With several veterans in the selected team, China is bringing a much more experienced squad than Japan, which is in rebirth mode following the post-Olympic international retirements of Murakami, Teramoto, Hatakeda, and Sugihara (who is still planning to compete at the national event championships). Rather, Japan’s Asian Championship team is the brand new quintet of Kasahara Arisa, Miyata Shoko, Yamada Chiharu, Watanabe Hazuki, and Matsuda Touwa, who despite their lack of footprint on the global gymnastic scene, have recorded scores at nationals and NHK that should at least keep China on its toes.

The complication here for Japan is the national event championships also taking place on the 18th and 19th—precluding gymnasts from competing at both meets—which are a critical part of Japan’s world championship selection process. Based on the results of nationals and NHK, Kasahara, Miyata, and Yamada have already clinched their spots on this year’s worlds team with their top-3 AA finishes. The 4th and 5th spots on the worlds team, meanwhile, will be determined by whose best-two-scores averages on each event add the most to a potential team score following the event championships, with the 4th spot limited to those who finished 4th-10th at NHK and the 5th spot without AA placement or meet participation limitations (which is a big step for Japan’s selection process and I’m so proud of you).

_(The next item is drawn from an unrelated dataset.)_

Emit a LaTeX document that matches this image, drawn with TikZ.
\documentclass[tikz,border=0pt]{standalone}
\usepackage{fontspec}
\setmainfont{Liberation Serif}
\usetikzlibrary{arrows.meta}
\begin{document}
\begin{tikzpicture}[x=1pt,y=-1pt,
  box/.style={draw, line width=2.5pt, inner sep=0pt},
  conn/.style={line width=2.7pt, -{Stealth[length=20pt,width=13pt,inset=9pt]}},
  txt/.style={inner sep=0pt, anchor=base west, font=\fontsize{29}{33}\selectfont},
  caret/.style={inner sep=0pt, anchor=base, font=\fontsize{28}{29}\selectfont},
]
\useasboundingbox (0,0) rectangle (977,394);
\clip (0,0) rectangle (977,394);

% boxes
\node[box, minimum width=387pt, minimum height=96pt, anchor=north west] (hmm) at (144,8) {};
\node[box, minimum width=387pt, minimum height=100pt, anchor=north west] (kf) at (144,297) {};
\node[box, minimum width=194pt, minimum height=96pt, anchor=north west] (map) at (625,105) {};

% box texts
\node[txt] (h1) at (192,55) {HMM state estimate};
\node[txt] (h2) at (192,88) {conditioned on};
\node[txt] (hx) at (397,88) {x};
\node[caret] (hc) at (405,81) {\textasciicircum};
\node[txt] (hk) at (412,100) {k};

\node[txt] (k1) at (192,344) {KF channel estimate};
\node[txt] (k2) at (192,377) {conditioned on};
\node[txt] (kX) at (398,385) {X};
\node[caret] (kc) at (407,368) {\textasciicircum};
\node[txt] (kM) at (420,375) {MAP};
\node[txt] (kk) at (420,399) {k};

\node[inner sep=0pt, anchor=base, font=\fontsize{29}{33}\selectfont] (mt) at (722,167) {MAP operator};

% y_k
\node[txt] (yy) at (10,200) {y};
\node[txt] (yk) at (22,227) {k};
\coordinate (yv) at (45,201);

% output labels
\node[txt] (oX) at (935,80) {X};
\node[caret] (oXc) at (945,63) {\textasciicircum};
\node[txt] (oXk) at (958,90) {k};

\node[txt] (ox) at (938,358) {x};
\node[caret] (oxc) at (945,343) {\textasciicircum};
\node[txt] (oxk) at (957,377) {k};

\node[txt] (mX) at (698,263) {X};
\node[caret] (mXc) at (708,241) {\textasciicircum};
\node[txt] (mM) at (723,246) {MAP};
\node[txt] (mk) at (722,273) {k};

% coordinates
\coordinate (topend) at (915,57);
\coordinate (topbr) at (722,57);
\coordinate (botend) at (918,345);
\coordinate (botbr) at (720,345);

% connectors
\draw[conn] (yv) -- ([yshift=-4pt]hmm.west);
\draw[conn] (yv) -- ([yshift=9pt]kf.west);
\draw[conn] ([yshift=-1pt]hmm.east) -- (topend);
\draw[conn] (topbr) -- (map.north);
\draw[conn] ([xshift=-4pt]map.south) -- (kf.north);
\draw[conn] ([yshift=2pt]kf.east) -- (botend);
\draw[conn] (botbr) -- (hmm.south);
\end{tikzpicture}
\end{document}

The 5th spot having no ties to AA finishes is critical for world beam champion Urara Ashikawa’s hopes of making it back to worlds since she has not recorded the necessary all-around results so far this year. She’s going to need to get that 5th spot with her beam scores, and given how close the race for the final worlds spots looks right now, results at the event championship will influence the picture tremendously. For those still aiming at a spot on the worlds team, the event championships are a far more important competition than the Asian championship, which means that Japan isn’t sending its top-scoring team or all its available top-placing gymnasts to Doha this week.

The pre-competition team bronze favorite will be South Korea. South Korea is not quite as spoiled for top routines as China, or as spoiled for depth as Japan, but given the Olympic performances from Lee Yunseo and Yeo Seojeong and that surprise 11th-place worlds finish from Shin Solyi, South Korea should have the routines on this year’s Asian Champs team to excel. At April’s national championship, Yeo Seojeong won the general division and Shin Solyi won the high school division (Lee Yunseo did not compete then but is back now) with scores that should put South Korea behind China and Japan but with a realistic buffer over everyone else.

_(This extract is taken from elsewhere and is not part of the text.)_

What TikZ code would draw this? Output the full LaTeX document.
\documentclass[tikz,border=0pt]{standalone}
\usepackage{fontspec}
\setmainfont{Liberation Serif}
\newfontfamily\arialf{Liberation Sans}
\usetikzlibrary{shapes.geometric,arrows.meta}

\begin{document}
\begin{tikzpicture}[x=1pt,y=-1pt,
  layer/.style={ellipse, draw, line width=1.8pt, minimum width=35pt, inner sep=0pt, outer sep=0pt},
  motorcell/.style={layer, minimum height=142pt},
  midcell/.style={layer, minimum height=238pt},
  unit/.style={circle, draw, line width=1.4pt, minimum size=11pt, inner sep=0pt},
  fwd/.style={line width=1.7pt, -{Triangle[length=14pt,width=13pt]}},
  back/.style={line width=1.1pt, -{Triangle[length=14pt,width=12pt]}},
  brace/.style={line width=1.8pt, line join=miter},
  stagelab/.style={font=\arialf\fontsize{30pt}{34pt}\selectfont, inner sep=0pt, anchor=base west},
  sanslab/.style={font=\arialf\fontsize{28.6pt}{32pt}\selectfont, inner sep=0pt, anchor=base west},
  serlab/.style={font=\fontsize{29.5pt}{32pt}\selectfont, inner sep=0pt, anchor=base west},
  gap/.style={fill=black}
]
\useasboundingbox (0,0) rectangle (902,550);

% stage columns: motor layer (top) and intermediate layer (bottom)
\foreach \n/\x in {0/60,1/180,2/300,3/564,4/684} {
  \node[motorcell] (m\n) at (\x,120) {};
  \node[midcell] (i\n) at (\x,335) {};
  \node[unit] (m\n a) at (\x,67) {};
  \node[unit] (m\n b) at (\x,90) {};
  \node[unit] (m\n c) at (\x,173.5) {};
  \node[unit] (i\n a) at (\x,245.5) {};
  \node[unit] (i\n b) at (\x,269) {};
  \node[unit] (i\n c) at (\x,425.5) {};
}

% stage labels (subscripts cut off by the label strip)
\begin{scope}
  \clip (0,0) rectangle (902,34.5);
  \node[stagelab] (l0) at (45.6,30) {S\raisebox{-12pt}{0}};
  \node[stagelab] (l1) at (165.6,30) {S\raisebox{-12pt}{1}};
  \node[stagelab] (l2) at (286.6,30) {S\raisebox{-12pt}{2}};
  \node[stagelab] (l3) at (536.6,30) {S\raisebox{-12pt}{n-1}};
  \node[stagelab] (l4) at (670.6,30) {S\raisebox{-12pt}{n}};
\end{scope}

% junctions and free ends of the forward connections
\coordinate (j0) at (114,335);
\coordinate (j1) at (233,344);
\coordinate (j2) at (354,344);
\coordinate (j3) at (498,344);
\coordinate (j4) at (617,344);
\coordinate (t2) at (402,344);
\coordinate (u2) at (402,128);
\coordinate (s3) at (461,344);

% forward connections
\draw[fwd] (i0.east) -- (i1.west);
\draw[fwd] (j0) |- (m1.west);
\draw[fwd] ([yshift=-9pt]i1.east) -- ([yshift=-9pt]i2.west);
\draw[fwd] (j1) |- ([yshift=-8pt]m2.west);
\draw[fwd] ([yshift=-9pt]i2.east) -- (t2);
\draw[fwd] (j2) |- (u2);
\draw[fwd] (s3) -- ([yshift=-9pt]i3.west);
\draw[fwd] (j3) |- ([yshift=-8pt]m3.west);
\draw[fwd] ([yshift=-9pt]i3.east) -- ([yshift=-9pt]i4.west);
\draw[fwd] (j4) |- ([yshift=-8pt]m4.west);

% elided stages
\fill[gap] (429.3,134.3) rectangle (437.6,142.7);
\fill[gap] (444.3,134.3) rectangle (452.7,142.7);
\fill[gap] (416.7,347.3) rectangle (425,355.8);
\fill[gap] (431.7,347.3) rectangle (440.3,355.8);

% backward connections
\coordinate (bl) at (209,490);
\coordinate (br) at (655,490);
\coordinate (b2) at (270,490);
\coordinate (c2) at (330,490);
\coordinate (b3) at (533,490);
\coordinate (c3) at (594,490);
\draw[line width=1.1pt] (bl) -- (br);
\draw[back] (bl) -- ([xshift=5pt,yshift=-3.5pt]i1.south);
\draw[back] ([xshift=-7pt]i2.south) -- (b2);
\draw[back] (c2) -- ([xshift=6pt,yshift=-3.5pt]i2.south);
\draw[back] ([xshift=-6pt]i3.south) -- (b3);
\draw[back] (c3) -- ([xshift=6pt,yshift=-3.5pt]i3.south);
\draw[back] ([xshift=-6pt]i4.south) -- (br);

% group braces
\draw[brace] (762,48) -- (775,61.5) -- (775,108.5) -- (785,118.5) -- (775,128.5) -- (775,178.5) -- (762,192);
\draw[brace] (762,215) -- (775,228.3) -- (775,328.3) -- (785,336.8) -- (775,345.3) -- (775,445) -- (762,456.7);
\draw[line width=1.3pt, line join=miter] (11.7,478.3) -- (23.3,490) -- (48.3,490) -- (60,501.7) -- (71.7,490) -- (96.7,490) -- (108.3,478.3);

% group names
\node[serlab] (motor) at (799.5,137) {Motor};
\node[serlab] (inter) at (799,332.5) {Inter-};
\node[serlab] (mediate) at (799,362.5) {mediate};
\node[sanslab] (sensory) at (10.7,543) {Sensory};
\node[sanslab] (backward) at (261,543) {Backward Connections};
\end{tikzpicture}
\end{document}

Typically, we see Taiwan rank 4th in the continent among the teams present, so consider the Taiwanese team the most likely to snatch the final team spot given what we know so far. This team doesn’t always have the full contingent of scores, but the results from the internal Asian Championships selection competition at the beginning of May were encouraging, with Ting Hua-Tien dominating the all-around on the first day of competition, supported by individual standout results like Huang Tzu-Hsing’s 13.300 on beam on day 2.

Those scores, depending on realism as always, would outpace what we saw most recently from the next group of contending squads at the Southeast Asian Games, where a Philippines team with Aleah Finnegan defeated Vietnam and Singapore but with quite a bit of parity among those teams overall. At the most recent Asian Championship in 2019, it was Malaysia that finished 5th as a team—not far behind Taiwan—but Farah Ann Abdul Hadi has since retired and Malaysia sent just two athletes to the SEA Games.

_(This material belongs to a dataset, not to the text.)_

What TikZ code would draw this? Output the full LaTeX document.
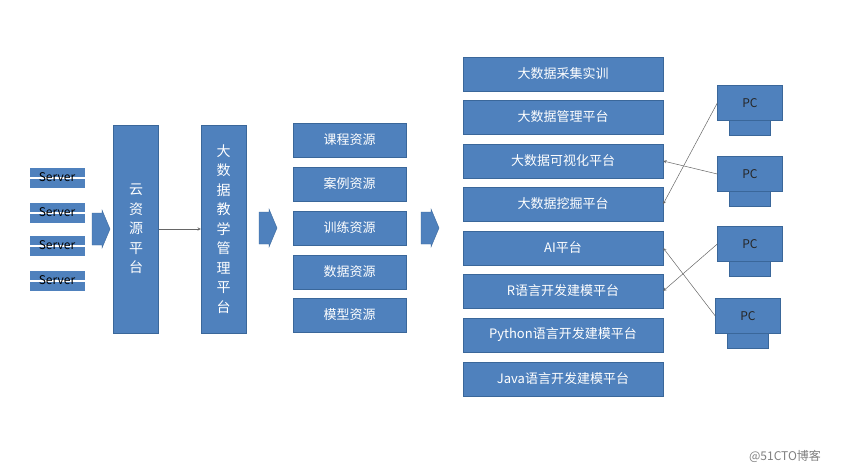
\documentclass[tikz,border=0pt]{standalone}
\usepackage{fontspec}
\setmainfont{Noto Sans CJK SC}
\definecolor{boxblue}{HTML}{4F81BD}
\definecolor{boxline}{HTML}{3A679A}
\tikzset{
  blk/.style={draw=boxline,fill=boxblue,text=white,inner sep=0pt,font=\fontsize{13}{15}\selectfont},
  tall/.style={blk,minimum width=45pt,minimum height=208pt,align=center,font=\fontsize{14}{19.5}\selectfont},
  pics/big/.style={code={
    \filldraw[draw=boxline,fill=boxblue] (-9,-16) -- (1,-16) -- (1,-19) -- (9,0) -- (1,19) -- (1,16) -- (-9,16) -- cycle;}},
  link/.style={->,>=stealth,draw=gray!80!black,line width=0.5pt}
}
\begin{document}
\begin{tikzpicture}[x=1pt,y=-1pt]
\useasboundingbox (0,0) rectangle (841,474);

% servers
\foreach \y [count=\i] in {178,213,246,281}{
  \fill[boxblue] (30,\y-10) rectangle (85,\y+10);
  \draw[white,line width=1.2pt] (30,\y) -- (85,\y);
  \node (s\i) at (57,\y-1) {\fontsize{12}{14}\selectfont Server};
}

\pic at (101,229) {big};
\node[tall] (cloud) at (136,229) {云\\资\\源\\平\\台};
\node[tall] (teach) at (223.5,229) {大\\数\\据\\教\\学\\管\\理\\平\\台};
\draw[link] (cloud) -- (teach);
\pic at (268,228) {big};

% resources
\foreach \y/\t [count=\i] in {140/课程资源,184/案例资源,228/训练资源,272/数据资源,315/模型资源}
  \node[blk,minimum width=113pt,minimum height=34pt] (r\i) at (349.5,\y) {\t};
\pic at (430,228) {big};

% platforms
\foreach \y/\t [count=\i] in {74/大数据采集实训,117/大数据管理平台,161/大数据可视化平台,204/大数据挖掘平台,248/AI平台,291/R语言开发建模平台,335/Python语言开发建模平台,379/Java语言开发建模平台}
  \node[blk,minimum width=200pt,minimum height=34pt] (p\i) at (563,\y) {\t};

% PCs
\foreach \x/\y [count=\i] in {750/103,750/174,750/244,748/316}{
  \node[draw=boxline,fill=boxblue,minimum width=41pt,minimum height=15pt,inner sep=0pt,anchor=north] (b\i) at (\x,\y+17) {};
  \node[draw=boxline,fill=boxblue,minimum width=65pt,minimum height=35pt,inner sep=0pt,text=black!85,font=\fontsize{12}{14}\selectfont] (pc\i) at (\x,\y) {PC};
}
\draw[link] (pc1.west) -- (p4.east);
\draw[link] (pc2.west) -- (p3.east);
\draw[link] (pc3.west) -- (p6.east);
\draw[link] (pc4.west) -- (p5.east);

\node[text=gray,font=\fontsize{12}{14}\selectfont] (wm) at (785,456) {@51CTO博客};
\end{tikzpicture}
\end{document}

As for the individuals, the apparatus world cup qualifiers early in the year were a boon for many of the other gymnasts in Asia hoping to qualify themselves. Because those events were so poorly attended, we’ll end up going pretty far down the women’s ranking lists to find enough qualifiers for worlds, and most people who got any points at some juncture (especially on bars, beam, and floor) will be in contention for an apparatus spot at worlds.

On the Oksana Chusovitina front, she has already qualified to worlds to compete vault alone via those apparatus world cups, but she would need to compete the AA at the Asian Championship if she wants to qualify to compete all four events at worlds.

Also on vault, Protistha Samanta of India has already secured herself a worlds spot, and her Indian teammate Pranati Nayak is highly likely to get a vault spot for herself once the dust settles. Angel Wong of Hong Kong will also get a beam spot, and Korkem Yerbossynkyzy of Kazakhstan should end up with spots on a couple events.

On floor, Dildora Aripova of Uzbekistan and Aida Bauyrzhanova of Kazakhstan have clinched event spots, but I imagine both will be aiming for the all-around here and do seem like realistic candidates for the 8 available positions (max 2 per country), along with many of the others who figured at the SEA Games, like all-around champion Rifda Irfanaluthfi of Indonesia, and Rachel Yeoh Li Wen of Malaysia and Nadine Joy Nathan of Singapore who both finished well.

As for anything helpful like entry lists, or start lists, or scores, or streaming, well…TBD? Gymnastics gonna gymnastics.